Performance of duties

A period of absence of not more than four years (or periods of absence which together do not exceed four years) throughout, which the taxpayer was prevented from living in his main residence by virtue of a condition imposed by his employer requiring him to live elsewhere in order to perform the duties of his employment effectively, is deemed to be a period of occupation, as long as the further conditions below are met. This period of deemed occupation extends to the taxpayer’s spouse or civil partner if they too were absent from the main residence because they were living with the taxpayer.

Employment abroad

Any period during which the taxpayer was in an employment where all the duties of that employment were performed outside the UK, or during which the taxpayer lived with a spouse or civil partner who worked in such an employment is also treated as a period of occupation, provided the further conditions below are met.

Further conditions

With the exception of the last 18 months, two further conditions must be met for the periods of absence detailed above to qualify for periods of deemed occupation.

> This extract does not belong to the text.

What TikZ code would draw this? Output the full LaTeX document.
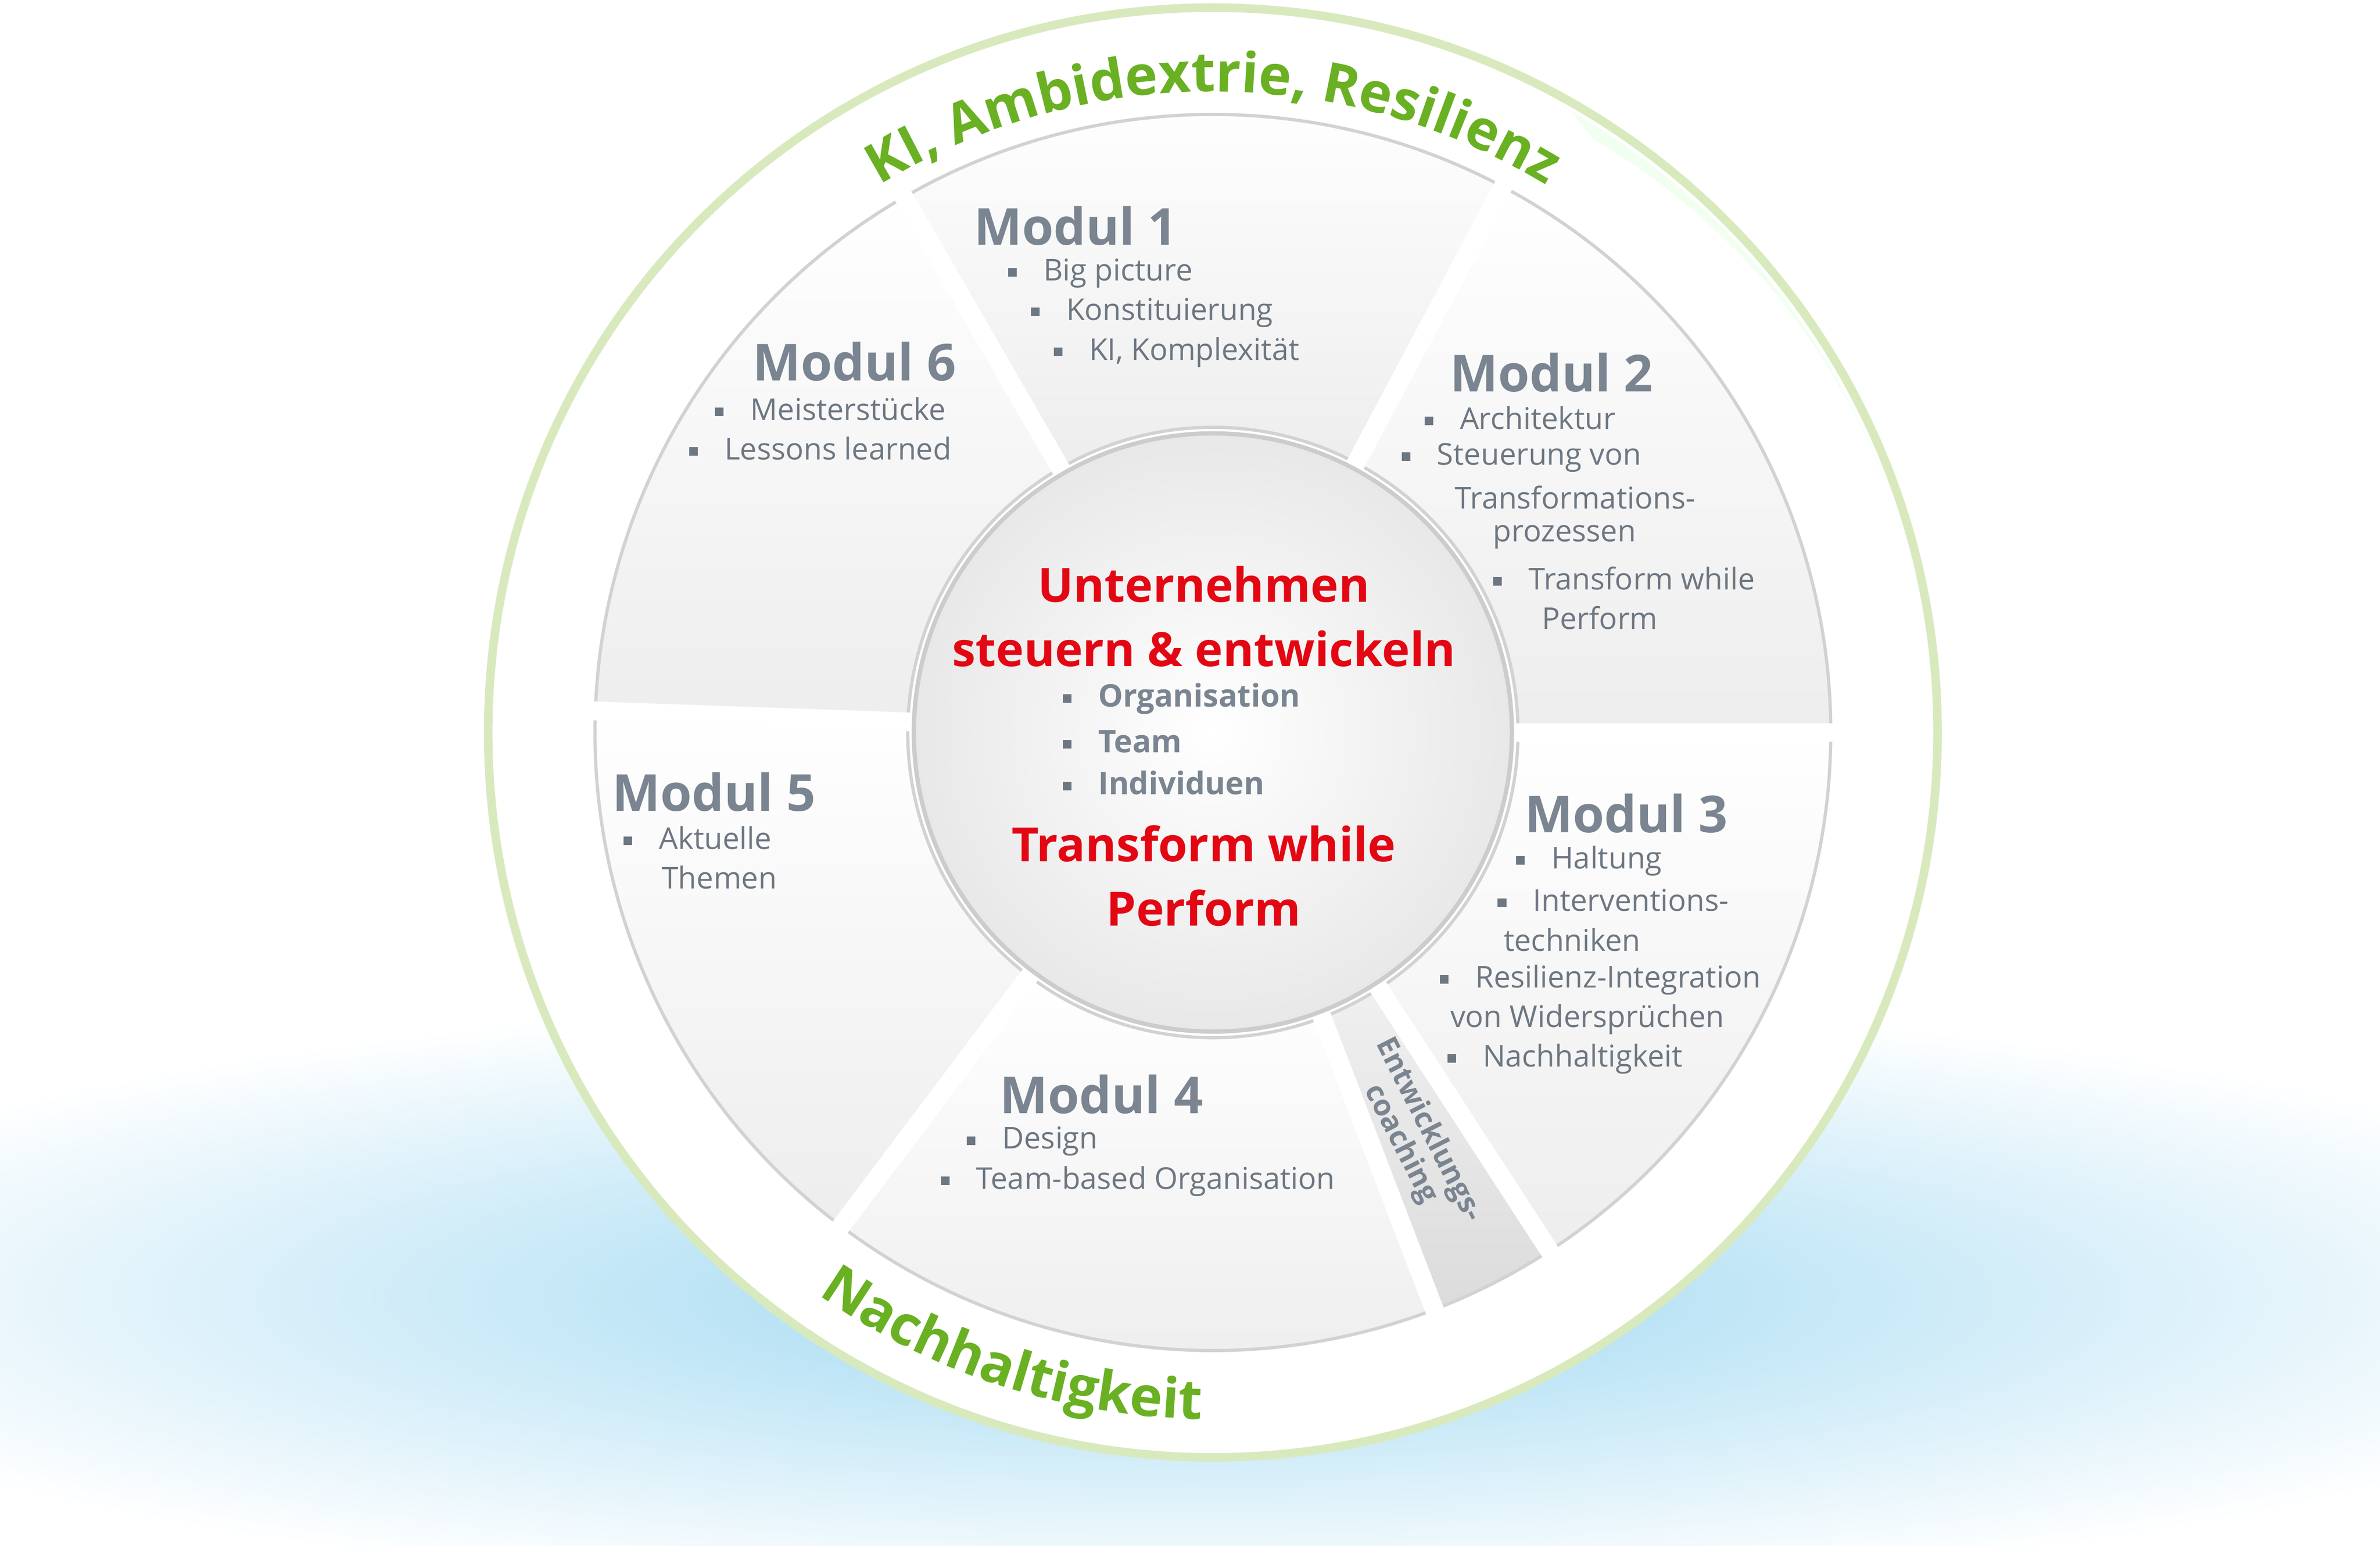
\documentclass[tikz,border=0pt]{standalone}
\usepackage{fontspec}
\setmainfont{Open Sans}
\usepackage{xcolor}
\usetikzlibrary{calc, decorations.text}
\definecolor{modgray}{HTML}{7A8591}
\definecolor{txtgray}{HTML}{6D7782}
\definecolor{titlered}{HTML}{E30613}
\definecolor{ringgreen}{HTML}{6AB023}
\definecolor{ringline}{HTML}{D8EABD}
\definecolor{glow}{HTML}{9FD8F1}
\newcommand{\bul}{\textcolor{txtgray}{\rule[0.25ex]{1.6pt}{1.6pt}}\hspace{5pt}}

\begin{document}
\begin{tikzpicture}[x=0.01cm, y=0.01cm,
    modul/.style={text=modgray, font=\fontsize{9.5}{11}\selectfont\bfseries},
    item/.style={anchor=west, inner sep=0, text=txtgray, font=\fontsize{5.6}{7}\selectfont},
    core/.style={text=titlered, font=\fontsize{8.8}{12}\selectfont\bfseries},
    coreitem/.style={anchor=west, inner sep=0, text=modgray, font=\fontsize{5.8}{7}\selectfont\bfseries},
    segment/.style={top color=white, bottom color=gray!14, draw=gray!35, line width=0.6pt}]
    \useasboundingbox (-795,-533) rectangle (765,480);
    % blue glow
    \begin{scope}
      \clip (-795,-533) rectangle (765,480);
      \shade[inner color=glow, outer color=white] (-15,-370) ellipse (1000 and 200);
    \end{scope}
    % outer ring
    \fill[white] (0,0) circle (477);
    \draw[ringline, line width=1.6pt] (0,0) circle (475);
    \fill[green!6] (60:470) arc (60:15:470) arc (15:60:440) -- cycle;
    % modules
    \foreach \a/\b in {120/62, 62/0, 0/-57, -69/-127, -127/-182, 178/120}
      \path[segment] (\a:200) -- (\a:405) arc (\a:\b:405) -- (\b:200) arc (\b:\a:200) -- cycle;
    \path[segment, top color=gray!12, bottom color=gray!28] (-57:200) -- (-57:405) arc (-57:-69:405) -- (-69:200) arc (-69:-57:200) -- cycle;
    \foreach \a in {120, 62, 0, -57, -69, -127, 178}
      \draw[white, line width=3.5pt] (\a:195) -- (\a:410);
    % center circle
    \shade[inner color=white, outer color=gray!18, draw=gray!40, line width=0.8pt] (0,0) circle (196);
    % ring texts
    \path[decorate, decoration={text along path, text align=center, text color=ringgreen,
      text={|\fontsize{10.3}{12}\selectfont\bfseries|KI, Ambidextrie, Resilienz}}]
      (127:420) arc (127:53:420);
    \path[decorate, decoration={text along path, text align=center, text color=ringgreen,
      text={|\fontsize{10.3}{12}\selectfont\bfseries|Nachhaltigkeit}}]
      (-130:450) arc (-130:-86:450);
    % module 1
    \node[modul] (m1) at (-90,332) {Modul 1};
    \node[item] (m1a) at (-135,301) {\bul Big picture};
    \node[item] (m1b) at (-120,275) {\bul Konstituierung};
    \node[item] (m1c) at (-105,249) {\bul KI, Komplexität};
    % module 2
    \node[modul] (m2) at (222,236) {Modul 2};
    \node[item] (m2a) at (138,206) {\bul Architektur};
    \node[item] (m2b) at (123,180) {\bul Steuerung von};
    \node[item] (m2c) at (158,154) {Transformations-};
    \node[item] (m2d) at (183,128) {prozessen};
    \node[item] (m2e) at (183,101) {\bul Transform while};
    \node[item] (m2f) at (215,75) {Perform};
    % module 3
    \node[modul] (m3) at (271,-53) {Modul 3};
    \node[item] (m3a) at (198,-84) {\bul Haltung};
    \node[item] (m3b) at (186,-110) {\bul Interventions-};
    \node[item] (m3c) at (190,-136) {techniken};
    \node[item] (m3d) at (148,-162) {\bul Resilienz-Integration};
    \node[item] (m3e) at (155,-188) {von Widersprüchen};
    \node[item] (m3f) at (153,-214) {\bul Nachhaltigkeit};
    % coaching
    \node[rotate=-63, align=center, text=modgray, font=\fontsize{5.4}{5.8}\selectfont\bfseries, inner sep=0]
      (ec) at (132,-265) {Entwicklungs-\\coaching};
    % module 4
    \node[modul] (m4) at (-73,-237) {Modul 4};
    \node[item] (m4a) at (-162,-268) {\bul Design};
    \node[item] (m4b) at (-179,-294) {\bul Team-based Organisation};
    % module 5
    \node[modul] (m5) at (-327,-39) {Modul 5};
    \node[item] (m5a) at (-387,-69) {\bul Aktuelle};
    \node[item] (m5b) at (-362,-95) {Themen};
    % module 6
    \node[modul] (m6) at (-235,243) {Modul 6};
    \node[item] (m6a) at (-327,212) {\bul Meisterstücke};
    \node[item] (m6b) at (-344,186) {\bul Lessons learned};
    % core
    \node[core] (c1) at (-6,97) {Unternehmen};
    \node[core] (c2) at (-6,55) {steuern \& entwickeln};
    \node[coreitem] (c3) at (-99,22) {\bul Organisation};
    \node[coreitem] (c4) at (-99,-6) {\bul Team};
    \node[coreitem] (c5) at (-99,-33) {\bul Individuen};
    \node[core] (c6) at (-6,-73) {Transform while};
    \node[core] (c7) at (-6,-115) {Perform};
\end{tikzpicture}
\end{document}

Condition A is that there was a period of time when the dwelling house was the individual’s only or main residence.

Condition B is that:

  • there was a period of time when the dwelling house was the individual’s only or main residence;
  • other than for a period of absence of up to three years, the individual was prevented from resuming residence in the dwelling house as a result of the situation of the individual’s place of work; or a condition imposed on the terms of the employment requiring the employee to reside elsewhere in order to secure the effective performance of the duties; or the taxpayer lived with a spouse or civil partner in respect of whom this applies.

Any gain attributable to a deemed period of occupation benefits from the main residence exemption.